7 października obchodziliśmy pierwszą rocznicę napaści Hamasu na Izrael. Z tego też względu w wielu miejscach na świecie odbyły się uroczystości upamiętniające ofiary, organizowane przez obie strony konfliktu. Nie inaczej było w Amsterdamie. Tam jednak poniedziałkowe wydarzenia nadal rozpalają spór. Wszystko po słowach Geerta Wildersa, które wskazywały, iż lider PVV najchętniej odebrałby prawo do demonstracji tym, z którymi się nie zgadza.
Prawo do demonstracji jest jednym z podstawowych praw mieszkańca Królestwa Niderlandów. W artykule 9.1 konstytucji tego kraju możemy przeczytać: „Uznaje się prawo do zgromadzania się i demonstracji”, co czyni z aktu takiego społecznego sprzeciwu, jedną z największych wolności obywatela, dzięki której, np. ekolodzy przez wiele dni blokowali A12 w Hadze. Jak się jednak okazuje lider największej partii w parlamencie, prawicowej PVV, wybiórczo traktuje ten paragraf. On wyrażałby zgodę na protesty tylko tych ludzi, z którymi się zgadza, mówią jego oponenci.
Dwa wydarzenia
7 października w Amsterdamie odbyły się uroczystości rocznicowe zorganizowane przez Żydów, a także protesty zwolenników Palestyny. Muzułmanie protestowali przeciwko brutalnemu i krwawemu atakowi na Strefę Gazy. Demonstracja ta nie była zbyt pokojowa, więc władze w pewnym momencie ją rozwiązały, a uczestników zatrzymały. Dla lidera PVV było to jednak za mało. Uważał on, iż Burmistrz Amsterdamu Femke Halsema powinna całkowicie zakazać organizacji jakichkolwiek propalestyńskich zgromadzeń tego dnia w mieście.
Talk Show
W jednym z talk show Wilders zaatakował panią burmistrz z powodu muzułmańskiej demonstracji. Uznał on, iż ten protest nie powinien mieć miejsca. Jeszcze goręcej było w mediach społecznościowych. Tam lider PVV zamieścił zdjęcie propalestyńskich protestujących z podpisem: „Precz z tym motłochem z kraju. A Halsema może iść razem z nimi".
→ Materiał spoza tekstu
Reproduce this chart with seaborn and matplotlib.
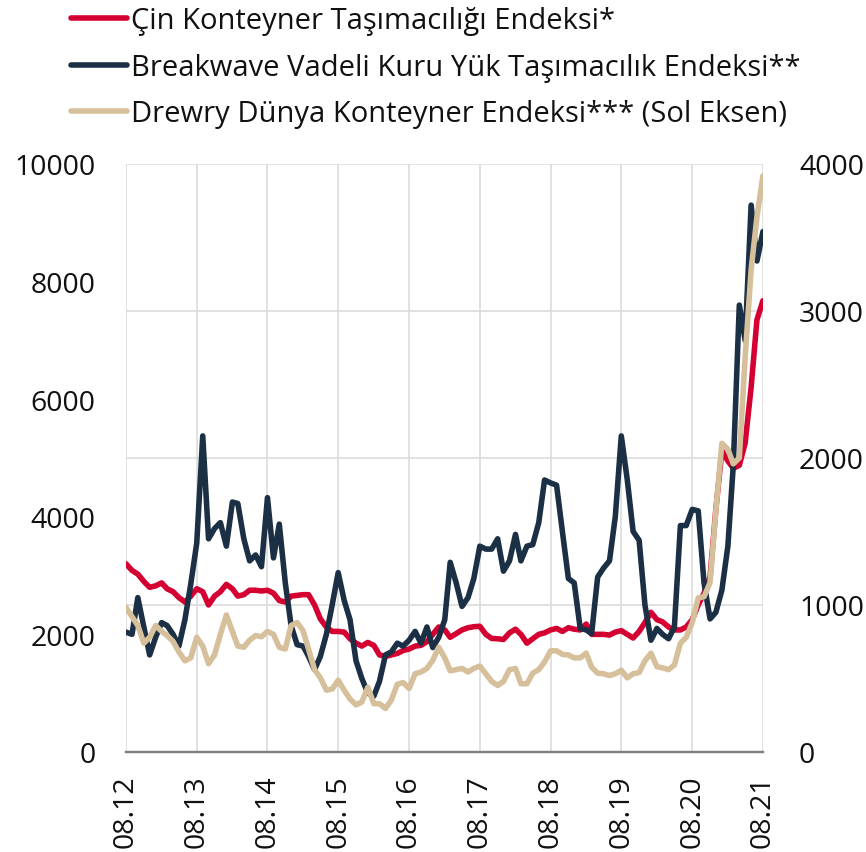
import pandas as pd
import numpy as np
import matplotlib.pyplot as plt
import matplotlib.dates as mdates
from matplotlib.lines import Line2D
import seaborn as sns

# ── data (monthly, 08.2012 - 08.2021) ──────────────────────────────────────
months = pd.date_range('2012-08-01', '2021-08-01', freq='MS')

# Çin Konteyner Taşımacılığı Endeksi (right axis)
ccfi = [1280, 1235, 1210, 1160, 1120, 1130, 1150, 1110, 1090, 1050, 1020, 1060,
        1110, 1090, 1000, 1060, 1090, 1140, 1110, 1060, 1070, 1100, 1100, 1095,
        1100, 1080, 1030, 1020, 1060, 1065, 1070, 1070, 1000, 905, 850, 820,
        820, 815, 770, 740, 720, 745, 725, 660, 650, 660, 670, 690,
        700, 720, 725, 750, 800, 850, 830, 780, 805, 830, 845, 852,
        855, 800, 772, 770, 765, 810, 835, 800, 740, 770, 800, 810,
        830, 840, 820, 845, 835, 830, 870, 800, 800, 800, 795, 815,
        825, 800, 775, 820, 880, 950, 900, 885, 850, 830, 830, 850,
        900, 1000, 1080, 1190, 1650, 2050, 1980, 1930, 1950, 2100, 2480, 2940, 3070]

# Breakwave Vadeli Kuru Yük Taşımacılık Endeksi (right axis)
breakwave = [815, 800, 1050, 850, 660, 780, 880, 860, 800, 720, 900, 1140,
             1420, 2150, 1450, 1520, 1560, 1400, 1700, 1690, 1450, 1300, 1340, 1260,
             1730, 1320, 1550, 1150, 860, 730, 720, 650, 560, 650, 800, 1000,
             1220, 1030, 900, 620, 500, 400, 380, 480, 660, 680, 740, 720,
             760, 820, 740, 850, 710, 780, 900, 1290, 1150, 990, 1050, 1180,
             1400, 1380, 1380, 1450, 1230, 1300, 1480, 1300, 1400, 1410, 1560, 1850,
             1830, 1815, 1500, 1180, 1150, 840, 830, 805, 1190, 1250, 1300, 1600,
             2150, 1850, 1500, 1440, 1000, 760, 840, 800, 770, 850, 1540, 1540,
             1650, 1640, 1150, 905, 950, 1100, 1400, 1950, 3040, 2800, 3720, 3340, 3540]

# Drewry Dünya Konteyner Endeksi (left axis)
drewry = [2460, 2300, 2150, 1850, 1950, 2150, 2050, 1980, 1880, 1700, 1550, 1600,
          1950, 1800, 1500, 1650, 2000, 2330, 2050, 1800, 1780, 1900, 1980, 1960,
          2050, 2000, 1780, 1750, 2150, 2200, 2060, 1750, 1400, 1260, 1050, 1070,
          1220, 1050, 900, 800, 850, 1100, 820, 820, 740, 880, 1150, 1180,
          1080, 1330, 1360, 1420, 1560, 1780, 1600, 1380, 1400, 1420, 1360, 1420,
          1460, 1330, 1200, 1130, 1200, 1400, 1420, 1160, 1160, 1340, 1400, 1530,
          1720, 1720, 1660, 1650, 1600, 1600, 1680, 1440, 1340, 1330, 1300, 1330,
          1390, 1260, 1330, 1350, 1550, 1680, 1450, 1430, 1400, 1480, 1850, 1950,
          2200, 2620, 2640, 2880, 4100, 5250, 5150, 4900, 5000, 6700, 8200, 9100, 9800]

labels = ['Çin Konteyner Taşımacılığı Endeksi*',
          'Breakwave Vadeli Kuru Yük Taşımacılık Endeksi**',
          'Drewry Dünya Konteyner Endeksi*** (Sol Eksen)']
colors = ['#D50032', '#1B3045', '#D6C09B']

df = pd.DataFrame({'date': months, 'ccfi': ccfi, 'breakwave': breakwave, 'drewry': drewry})

# ── style ─────────────────────────────────────────────────────────────────
sns.set_theme(style='white')
plt.rcParams.update({
    'font.family': ['Open Sans', 'DejaVu Sans'],
    'font.size': 20,
    'text.color': '#111111',
    'xtick.color': '#111111',
    'ytick.color': '#111111',
})
LW = 4.0
FS = 20.5

fig = plt.figure(figsize=(8.66, 8.53), dpi=100)
ax = fig.add_axes([0.1455, 0.1173, 0.7355, 0.6893])
ax2 = ax.twinx()

# right axis series
sns.lineplot(data=df, x='date', y='ccfi', ax=ax2, color=colors[0], lw=LW)
sns.lineplot(data=df, x='date', y='breakwave', ax=ax2, color=colors[1], lw=LW)
# left axis series (drawn on top)
sns.lineplot(data=df, x='date', y='drewry', ax=ax, color=colors[2], lw=LW)
ax.set_zorder(ax2.get_zorder() + 1)
ax.patch.set_visible(False)

ax.set_xlim(months[0], months[-1])
ax.set_ylim(0, 10000)
ax2.set_ylim(0, 4000)
ax.set_yticks(np.arange(0, 10001, 2000))
ax2.set_yticks(np.arange(0, 4001, 1000))

xt = pd.date_range('2012-08-01', '2021-08-01', freq='12MS')
ax.set_xticks(xt)
ax.xaxis.set_major_formatter(mdates.DateFormatter('%m.%y'))
ax.tick_params(axis='x', rotation=90, labelsize=FS, length=0, pad=16)
ax.tick_params(axis='y', labelsize=FS, length=0, pad=22)
ax2.tick_params(axis='y', labelsize=FS, length=0, pad=26)

ax.set_xlabel('')
ax.set_ylabel('')
ax2.set_ylabel('')

# grid: vertical at year ticks, horizontal at right ticks
for t in xt:
    ax2.axvline(t, color='#dcdcdc', lw=1.2, zorder=0)
ax2.yaxis.grid(True, color='#dcdcdc', lw=1.2)
ax.grid(False)
ax2.set_axisbelow(True)

for a in (ax, ax2):
    for s in ['top', 'left', 'right']:
        a.spines[s].set_visible(False)
    a.spines['bottom'].set_color('#808080')
    a.spines['bottom'].set_linewidth(1.6)

handles = [Line2D([], [], color=c, lw=LW, solid_capstyle='round') for c in colors]
fig.legend(handles, labels, loc='upper left', bbox_to_anchor=(0.069, 1.005),
           frameon=False, fontsize=21, handlelength=1.9, handletextpad=0.15,
           labelspacing=0.6, borderaxespad=0)

plt.savefig('out.png', dpi=100)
Het land uit met dat tuig.
En Halsema mag mee. pic.twitter.com/ElqGakphXO
— Geert Wilders (@geertwilderspvv) October 7, 2024
Na odpowiedź nie trzeba było długo czekać. Pani burmistrz przyznała, iż również uważała, iż data protestu Palestyńczyków była co najmniej nietrafiona. „Ale nie mogę pozbawiać ludzi ich praw” – stwierdziła, nawiązując do konstytucji.
Autorytaryzm
Halsema nie poprzestała na tym. Wskazała również, iż wypowiedzi polityka, który mało brakowało, a zostałby premierem, są niebezpieczne. Nie tylko dlatego, iż „wyrzuca” on z kraju część swoich własnych obywateli, ale również dlatego, iż wprowadza on „autorytarne nastroje”. „Następnym krokiem będzie to, że Wilders może powiedzieć: to dzień budżetu, nie chcę dzisiaj żadnych demonstracji przeciwko rządowi”. Kobieta dodała również, że prawo w Holandii jest takie samo dla wszystkich. Każdemu wolno wyrazić siebie, w tym także ludziom, z których opiniami się nie zgadzasz.
Zakazać koranu
Atak Geerta Wildersa na panią burmistrz może nie wynikać tylko z kwestii protestu. Polityk ten po prostu nie lubi muzułmanów. Swego czasu chciał zakazania koranu w Holandii. Porównywał świętą księgę do Mein Kampf nazistowskiego przywódcy. Chciał również zamykać meczety czy granicę dla przybyszów z krajów muzułmańskich. Jego wroga postawa do dużej części holenderskiego społeczeństwa sprawiła między innymi, iż krótko po wyborach w Holandii doszło do protestów. Ludzie wyszli na ulicę, ponieważ bali się co zrobi PVV. Na szczęście mimo wygranej w wyborach partia ta nie miała większości, a koalicjanci mocno hamują prawicowe zapędy polityka i jego partii.